É a partir dessa rejeição pelos deuses que tem início o crescimento de Circe e o seu interesse pelos seres humanos. O seu empoderamento começar a dar os primeiros passos depois da atitude tomada pelos seus pais e apoiada pela poderosos deuses do Olimpo. Aos poucos, ela vai descobrindo seus feitiços, um novo tipo de poder temido por titãs e olimpianos, e é banida para uma ilha deserta chamada Eana. Nesta nova fase de sua vida, a personagem vai crescendo, crescendo até se tornar uma deusa temida pelos poderosos olimpianos, capaz de enfrentar até mesmo Atena, filha de Zeus, considerada uma das deusas mais poderosas do Olimpo.
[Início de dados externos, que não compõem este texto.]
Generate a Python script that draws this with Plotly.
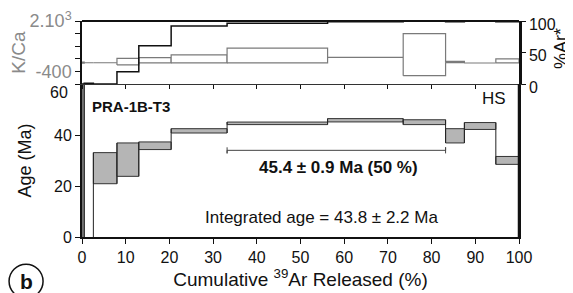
import plotly.graph_objects as go

# ---------------- data ----------------
step_bounds = [0, 0.5, 2.6, 8.0, 13.0, 20.4, 33.2, 56.2, 73.5, 83.2, 87.5, 94.7, 100]
age_ma = [45.0, -25.0, 27.0, 30.35, 35.8, 41.65, 44.6, 45.8, 45.05, 39.7, 43.55, 30.05]
age_err = [110.0, 15.0, 6.1, 6.55, 1.5, 0.85, 0.5, 0.65, 0.95, 2.8, 1.35, 1.55]
k_ca = [20, 20, 20, 69, 133, 198, 356, 275, 397, 52, 8, 102]
k_ca_err = [25, 6, 6, 158, 127, 192, 350, 8, 999, 31, 6, 96]
ar_rad = [0, 1.5, 0, 19.6, 60.7, 92, 96.3, 98.7, 100, 98.7, 100, 98.7]

plateau_start, plateau_end = 33.2, 83.2
plateau_text = "45.4 ± 0.9 Ma (50 %)"
integrated_text = "Integrated age = 43.8 ± 2.2 Ma"
sample_name = "PRA-1B-T3"
mineral = "HS"

x_ticks = list(range(0, 101, 10))
age_ticks = [0, 20, 40, 60]
age_ticktext = ["0", "20", "40", ""]   # "60" is placed just below its tick (see annotations)
kca_tickvals = [-1000, -400, 200, 800, 1400, 2000]
kca_ticktext = ["", "-400", "", "", "", "2.10<sup>3</sup>"]
ar_ticks = [0, 50, 100]

FONT = "Liberation Sans, Arial, sans-serif"
fig = go.Figure()

# ---------------- age spectrum boxes ----------------
n = len(age_ma)
for i in range(n):
    x0, x1 = step_bounds[i], step_bounds[i + 1]
    lo, hi = age_ma[i] - age_err[i], age_ma[i] + age_err[i]
    fig.add_trace(go.Scatter(
        x=[x0, x1, x1, x0, x0], y=[lo, lo, hi, hi, lo],
        mode="lines", fill="toself", fillcolor="#b5b5b5",
        line=dict(color="#333333", width=1), xaxis="x", yaxis="y",
        showlegend=False, hoverinfo="skip"))
# connectors between adjacent steps
for i in range(n - 1):
    xb = step_bounds[i + 1]
    lo = min(age_ma[i] - age_err[i], age_ma[i + 1] - age_err[i + 1])
    hi = max(age_ma[i] + age_err[i], age_ma[i + 1] + age_err[i + 1])
    fig.add_trace(go.Scatter(
        x=[xb, xb], y=[lo, hi], mode="lines",
        line=dict(color="#222222", width=1), xaxis="x", yaxis="y",
        showlegend=False, hoverinfo="skip"))

# plateau bar
pl_y, pl_h = 34.0, 1.2
fig.add_trace(go.Scatter(
    x=[plateau_start, plateau_start, plateau_start, plateau_end, plateau_end, plateau_end],
    y=[pl_y + pl_h, pl_y - pl_h, pl_y, pl_y, pl_y + pl_h, pl_y - pl_h],
    mode="lines", line=dict(color="#444444", width=1),
    xaxis="x", yaxis="y", showlegend=False, hoverinfo="skip"))

# ---------------- K/Ca boxes (top panel) ----------------
for i in range(n):
    x0, x1 = step_bounds[i], step_bounds[i + 1]
    lo, hi = k_ca[i] - k_ca_err[i], k_ca[i] + k_ca_err[i]
    fig.add_trace(go.Scatter(
        x=[x0, x1, x1, x0, x0], y=[lo, lo, hi, hi, lo],
        mode="lines", fill="toself", fillcolor="white",
        line=dict(color="#7a7a7a", width=1.2), xaxis="x2", yaxis="y2",
        showlegend=False, hoverinfo="skip"))

# %Ar* step line
fig.add_trace(go.Scatter(
    x=step_bounds, y=ar_rad + [ar_rad[-1]], mode="lines",
    line=dict(color="#111111", width=1.5, shape="hv"),
    xaxis="x2", yaxis="y3", showlegend=False, hoverinfo="skip"))

# ---------------- layout ----------------
split = 0.708
tickfont = dict(family=FONT, size=16, color="#111111")
fig.update_layout(
    width=573, height=293,
    margin=dict(l=74, r=62, t=13, b=64, autoexpand=False),
    paper_bgcolor="white", plot_bgcolor="white",
    font=dict(family=FONT, color="#111111"),
    xaxis=dict(domain=[0, 1], anchor="y", range=[0, 100], tickvals=x_ticks,
               automargin=False,
               showline=True, linewidth=2, linecolor="#111111",
               ticks="outside", ticklen=5, tickwidth=1, tickcolor="#111111",
               tickfont=tickfont, showgrid=False, zeroline=False,
               title=dict(text="Cumulative <sup>39</sup>Ar Released (%)",
                          font=dict(family=FONT, size=19, color="#111111"), standoff=4)),
    yaxis=dict(domain=[0, split], anchor="x", range=[0, 60], tickvals=age_ticks,
               ticktext=age_ticktext, automargin=False,
               showline=True, linewidth=2, linecolor="#111111", mirror=True,
               ticks="outside", ticklen=5, tickwidth=1, tickcolor="#111111",
               tickfont=tickfont, showgrid=False, zeroline=False,
               title=dict(text="Age (Ma)", font=dict(family=FONT, size=18, color="#111111"),
                          standoff=18)),
    xaxis2=dict(domain=[0, 1], anchor="y2", range=[0, 100], tickvals=x_ticks,
                automargin=False,
                showline=True, linewidth=1, linecolor="#333333",
                ticks="outside", ticklen=4, tickwidth=1, tickcolor="#111111",
                showticklabels=False, showgrid=False, zeroline=False),
    yaxis2=dict(domain=[split, 1], anchor="x2", range=[-1000, 2000],
                automargin=False, ticklabeloverflow="allow",
                tickvals=kca_tickvals, ticktext=kca_ticktext,
                showline=True, linewidth=1.5, linecolor="#111111",
                ticks="outside", ticklen=5, tickwidth=1, tickcolor="#111111",
                tickfont=dict(family=FONT, size=18, color="#8a8a8a"),
                showgrid=False, zeroline=False,
                title=dict(text="K/Ca", font=dict(family=FONT, size=19, color="#8a8a8a"),
                           standoff=1)),
    yaxis3=dict(domain=[split, 1], anchor="x2", overlaying="y2", side="right",
                automargin=False, ticklabeloverflow="allow",
                range=[0, 100], tickvals=ar_ticks,
                showline=True, linewidth=2.5, linecolor="#111111",
                ticks="outside", ticklen=4, tickwidth=1, tickcolor="#111111",
                tickfont=tickfont, ticklabelshift=3, showgrid=False, zeroline=False),
    shapes=[
        dict(type="line", xref="x2 domain", yref="y2 domain", x0=0, x1=1, y0=1, y1=1,
             line=dict(color="#111111", width=2)),
        dict(type="line", xref="x domain", yref="y domain", x0=1, x1=1, y0=0, y1=1,
             line=dict(color="#111111", width=2.5)),
        dict(type="circle", xref="paper", yref="paper", xsizemode="pixel", ysizemode="pixel",
             xanchor=-0.128, yanchor=-0.205, x0=-17, x1=17, y0=-17, y1=17,
             line=dict(color="#111111", width=1.5)),
    ],
    annotations=[
        dict(text="60", x=-0.027, y=56.8, xref="paper", yref="y",
             xanchor="right", yanchor="middle", showarrow=False,
             font=dict(family=FONT, size=16, color="#111111")),
        dict(text="%Ar*", x=1.096, y=0.875, xref="paper", yref="paper", textangle=-90,
             xanchor="center", yanchor="middle", showarrow=False,
             font=dict(family=FONT, size=18, color="#111111")),
        dict(text="<b>" + sample_name + "</b>", x=1.8, y=51.3, xref="x", yref="y",
             xanchor="left", yanchor="middle", showarrow=False,
             font=dict(family=FONT, size=15, color="#111111")),
        dict(text=mineral, x=97.4, y=54.4, xref="x", yref="y",
             xanchor="right", yanchor="middle", showarrow=False,
             font=dict(family=FONT, size=17, color="#111111")),
        dict(text="<b>" + plateau_text + "</b>", x=58.8, y=27.3, xref="x", yref="y",
             xanchor="center", yanchor="middle", showarrow=False,
             font=dict(family=FONT, size=17, color="#111111")),
        dict(text=integrated_text, x=54.8, y=7.8, xref="x", yref="y",
             xanchor="center", yanchor="middle", showarrow=False,
             font=dict(family=FONT, size=17, color="#111111")),
        dict(text="<b>b</b>", x=-0.128, y=-0.205, xref="paper", yref="paper",
             xanchor="center", yanchor="middle", showarrow=False,
             font=dict(family=FONT, size=21, color="#111111")),
    ],
)

fig.write_html("out.html")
Representação de Circe transformando homens em porcos

Mais do que ser uma obra sobre o empoderamento feminino, Circe: Feiticeira, Bruxa, entre o castigo dos deuses e o amor dos homens esmiuça várias passagens e histórias marcantes da mitologia grega, as quais os leitores tem apenas um conhecimento básico ou superficial. Por exemplo, o mito de Cilla, monstro marinho que em A Odisseia devorou seis dos companheiros de Ulisses. Na mitologia, Cila é uma criatura sobrenatural, com 12 pés e 6 cabeças de longos pescoços, cada cabeça tinha uma fileira de afiados dentes triplos, enquanto que os seus lombos foram cingidos com as cabeças de cães latindo. Ela faz sons horríveis e devora qualquer marinheiro que se aproximar o suficiente para que ela coloque seus pescoços para fora e agarrá-los.

A autora conta toda a origem de Cilla que antes de se tornar esse terrível monstro era um ser humano normal que se relacionava com Circe, mas algo nesse relacionamento acabou mudando para sempre o destino de Cilla.

Miller seleciona ainda alguns outros mitos e costura-os em uma narrativa coesa de modo a construir uma personalidade consistente para Circe, justificando alguns de seus atos mais cruéis, como seu péssimo hábito de transformar marinheiros em porcos, bem descrito no 10º canto da Odisseia. E confesso que após ter conhecimento dos motivos que levavam Circe a ter essa atitude, não tirei um grama de sua razão; se quer saber... até vibrei.

O encontro de Circe e Ulisses na ilha de Eana também é desmistificado pela autora que narra essa icônica passagem de A Odisseia sob a visão da feiticeira. Neste trecho da obra passamos a conhecer um outro lado da personalidade de Ulisses e que talvez possa chocar alguns leitores que o veem apenas como um dos grandes heróis guerreiros de Ilíada e A Odisseia.

Temos também a oportunidade de presenciar novas passagens que nunca foram retratadas em outras histórias da mitologia como o encontro de Circe com o Minotauro ou como ela conheceu Dédalo, outro importante personagem da mitologia grega.

O livro confere profundidade a Circe, desmistificando sua tirania – tão arraigada na cultura ocidental.  Que livro! Que personagem! Valeu muito a leitura.